Has there been any more info/discussion about this? A cover photo? Is it tied to the movie at all, because of “heist”? Isn’t this unusual for a book to not have much of a publicity push before release?


----------



## darjr

Not that I’ve seen


----------



## TarionzCousin

Given WotC's track record, I expect zero adventures with a key or golden vault in them.


----------



## Paul Farquhar

It's actually about collecting map legends hidden in exercise equipment.


----------



## humble minion

PLOT TWIST! There is no actual D&D product called 'Keys to the Golden Vault,' it was actually WotCs internal codename for the development of the new OGL.  They had a good laugh about all the 'heist' stuff though, someone had fun with that one.


----------



## aco175

They are really going all out for this one.  Check out the alt cover.   

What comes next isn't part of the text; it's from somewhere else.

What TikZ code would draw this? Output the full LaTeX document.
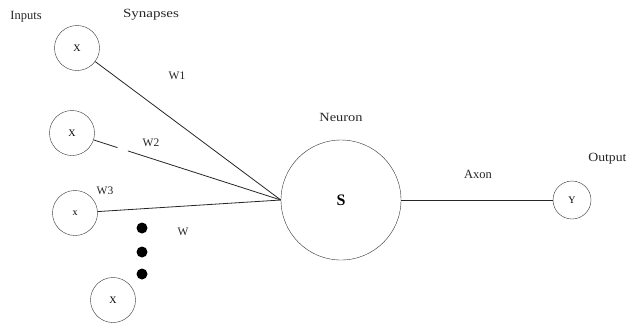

I did see on Target's site a bunch of books for the movie.  There are prequels and comics, and a making of the movie, and some new Drizzt rehash thing.


----------



## Paul Farquhar

It's actually a secret code. K*ey*s from th*e* *Go*l*d*en *Va*ul*t*. - Eye God Vat is hidden in the title. It's actually about Vecna.

Either that, or its an anagram: Dog thankfully moves tree.


----------



## Rabulias

Paul Farquhar said:


> Either that, or its an anagram: Dog thankfully moves tree.



Ah a good adventure for rangers and druids.


----------